==== COLLECTED DATA ====
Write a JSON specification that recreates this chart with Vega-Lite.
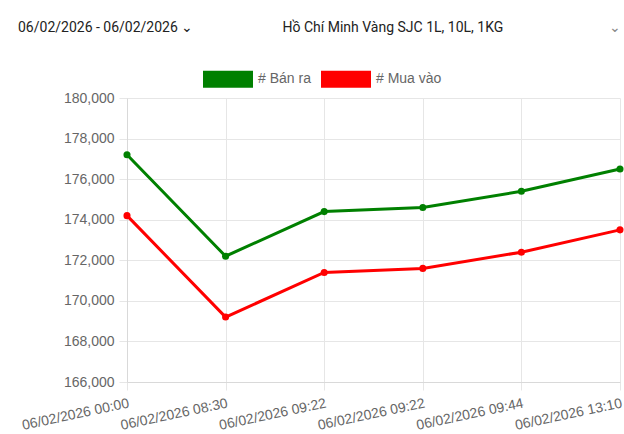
{
  "$schema": "https://vega.github.io/schema/vega-lite/v6.json",
  "autosize": {"type": "none"},
  "width": 493,
  "height": 284,
  "padding": {"left": 127, "top": 98, "right": 4, "bottom": 52},
  "background": "#ffffff",
  "title": {
    "text": "06/02/2026 - 06/02/2026 ⌄",
    "anchor": "start",
    "frame": "group",
    "orient": "top",
    "dx": -109,
    "dy": 26,
    "font": "Roboto",
    "fontSize": 14,
    "fontWeight": "normal",
    "color": "#222222",
    "baseline": "middle"
  },
  "data": {
    "values": [
      {"time": "06/02/2026 00:00:01", "series": "# Bán ra", "price": 177200},
      {"time": "06/02/2026 08:30:02", "series": "# Bán ra", "price": 172200},
      {"time": "06/02/2026 09:22:03", "series": "# Bán ra", "price": 174400},
      {"time": "06/02/2026 09:22:04", "series": "# Bán ra", "price": 174600},
      {"time": "06/02/2026 09:44:05", "series": "# Bán ra", "price": 175400},
      {"time": "06/02/2026 13:10:06", "series": "# Bán ra", "price": 176500},
      {"time": "06/02/2026 00:00:01", "series": "# Mua vào", "price": 174200},
      {"time": "06/02/2026 08:30:02", "series": "# Mua vào", "price": 169200},
      {"time": "06/02/2026 09:22:03", "series": "# Mua vào", "price": 171400},
      {"time": "06/02/2026 09:22:04", "series": "# Mua vào", "price": 171600},
      {"time": "06/02/2026 09:44:05", "series": "# Mua vào", "price": 172400},
      {"time": "06/02/2026 13:10:06", "series": "# Mua vào", "price": 173500}
    ]
  },
  "encoding": {
    "x": {
      "field": "time",
      "type": "ordinal",
      "scale": {"type": "point", "padding": 0},
      "axis": {
        "title": "⌄",
        "titleX": 481,
        "titleY": -355,
        "titleAlign": "left",
        "titleBaseline": "middle",
        "titleFont": "Roboto",
        "titleFontSize": 14,
        "titleFontWeight": "normal",
        "titleColor": "#888888",
        "labelExpr": "substring(datum.label, 0, 16)",
        "labelAngle": -12,
        "labelAlign": "right",
        "labelBaseline": "top",
        "labelPadding": 6,
        "tickSize": 8,
        "grid": true
      }
    },
    "y": {
      "field": "price",
      "type": "quantitative",
      "scale": {"domain": [166000, 180000], "nice": false, "zero": false},
      "axis": {
        "values": [166000, 168000, 170000, 172000, 174000, 176000, 178000, 180000],
        "format": ",d",
        "title": "Hồ Chí Minh Vàng SJC 1L, 10L, 1KG",
        "titleAngle": 0,
        "titleX": 155,
        "titleY": -71,
        "titleAlign": "left",
        "titleBaseline": "middle",
        "titleFont": "Roboto",
        "titleFontSize": 14,
        "titleFontWeight": "normal",
        "titleColor": "#222222",
        "tickSize": 8,
        "labelPadding": 5,
        "grid": true
      }
    },
    "color": {
      "field": "series",
      "type": "nominal",
      "scale": {"domain": ["# Bán ra", "# Mua vào"], "range": ["#008000", "#ff0000"]},
      "legend": {
        "title": null,
        "orient": "none",
        "legendX": 76,
        "legendY": -44,
        "direction": "horizontal",
        "symbolType": "M-1,-0.34H1V0.34H-1Z",
        "symbolSize": 2500,
        "symbolStrokeWidth": 0,
        "symbolOpacity": 1,
        "labelFont": "Liberation Sans",
        "labelFontSize": 14,
        "labelColor": "#666666",
        "labelOffset": 5,
        "columnPadding": 10
      }
    }
  },
  "layer": [
    {"mark": {"type": "line", "strokeWidth": 3}},
    {"mark": {"type": "point", "filled": true, "size": 50, "opacity": 1}}
  ],
  "config": {
    "view": {"stroke": null},
    "axis": {
      "labelFont": "Liberation Sans",
      "labelFontSize": 14,
      "labelColor": "#666666",
      "gridColor": "#e6e6e6",
      "tickColor": "#e6e6e6",
      "domainColor": "#d9d9d9"
    }
  }
}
====
**REQUIREMENT**
Leave out the pictures and copy the rest of the material above exactly.

**SOLUTION TO THIS PROBLEM**
Write a JSON specification that recreates this chart with Vega-Lite.
{
  "$schema": "https://vega.github.io/schema/vega-lite/v6.json",
  "autosize": {"type": "none"},
  "width": 493,
  "height": 284,
  "padding": {"left": 127, "top": 98, "right": 4, "bottom": 52},
  "background": "#ffffff",
  "title": {
    "text": "06/02/2026 - 06/02/2026 ⌄",
    "anchor": "start",
    "frame": "group",
    "orient": "top",
    "dx": -109,
    "dy": 26,
    "font": "Roboto",
    "fontSize": 14,
    "fontWeight": "normal",
    "color": "#222222",
    "baseline": "middle"
  },
  "data": {
    "values": [
      {"time": "06/02/2026 00:00:01", "series": "# Bán ra", "price": 177200},
      {"time": "06/02/2026 08:30:02", "series": "# Bán ra", "price": 172200},
      {"time": "06/02/2026 09:22:03", "series": "# Bán ra", "price": 174400},
      {"time": "06/02/2026 09:22:04", "series": "# Bán ra", "price": 174600},
      {"time": "06/02/2026 09:44:05", "series": "# Bán ra", "price": 175400},
      {"time": "06/02/2026 13:10:06", "series": "# Bán ra", "price": 176500},
      {"time": "06/02/2026 00:00:01", "series": "# Mua vào", "price": 174200},
      {"time": "06/02/2026 08:30:02", "series": "# Mua vào", "price": 169200},
      {"time": "06/02/2026 09:22:03", "series": "# Mua vào", "price": 171400},
      {"time": "06/02/2026 09:22:04", "series": "# Mua vào", "price": 171600},
      {"time": "06/02/2026 09:44:05", "series": "# Mua vào", "price": 172400},
      {"time": "06/02/2026 13:10:06", "series": "# Mua vào", "price": 173500}
    ]
  },
  "encoding": {
    "x": {
      "field": "time",
      "type": "ordinal",
      "scale": {"type": "point", "padding": 0},
      "axis": {
        "title": "⌄",
        "titleX": 481,
        "titleY": -355,
        "titleAlign": "left",
        "titleBaseline": "middle",
        "titleFont": "Roboto",
        "titleFontSize": 14,
        "titleFontWeight": "normal",
        "titleColor": "#888888",
        "labelExpr": "substring(datum.label, 0, 16)",
        "labelAngle": -12,
        "labelAlign": "right",
        "labelBaseline": "top",
        "labelPadding": 6,
        "tickSize": 8,
        "grid": true
      }
    },
    "y": {
      "field": "price",
      "type": "quantitative",
      "scale": {"domain": [166000, 180000], "nice": false, "zero": false},
      "axis": {
        "values": [166000, 168000, 170000, 172000, 174000, 176000, 178000, 180000],
        "format": ",d",
        "title": "Hồ Chí Minh Vàng SJC 1L, 10L, 1KG",
        "titleAngle": 0,
        "titleX": 155,
        "titleY": -71,
        "titleAlign": "left",
        "titleBaseline": "middle",
        "titleFont": "Roboto",
        "titleFontSize": 14,
        "titleFontWeight": "normal",
        "titleColor": "#222222",
        "tickSize": 8,
        "labelPadding": 5,
        "grid": true
      }
    },
    "color": {
      "field": "series",
      "type": "nominal",
      "scale": {"domain": ["# Bán ra", "# Mua vào"], "range": ["#008000", "#ff0000"]},
      "legend": {
        "title": null,
        "orient": "none",
        "legendX": 76,
        "legendY": -44,
        "direction": "horizontal",
        "symbolType": "M-1,-0.34H1V0.34H-1Z",
        "symbolSize": 2500,
        "symbolStrokeWidth": 0,
        "symbolOpacity": 1,
        "labelFont": "Liberation Sans",
        "labelFontSize": 14,
        "labelColor": "#666666",
        "labelOffset": 5,
        "columnPadding": 10
      }
    }
  },
  "layer": [
    {"mark": {"type": "line", "strokeWidth": 3}},
    {"mark": {"type": "point", "filled": true, "size": 50, "opacity": 1}}
  ],
  "config": {
    "view": {"stroke": null},
    "axis": {
      "labelFont": "Liberation Sans",
      "labelFontSize": 14,
      "labelColor": "#666666",
      "gridColor": "#e6e6e6",
      "tickColor": "#e6e6e6",
      "domainColor": "#d9d9d9"
    }
  }
}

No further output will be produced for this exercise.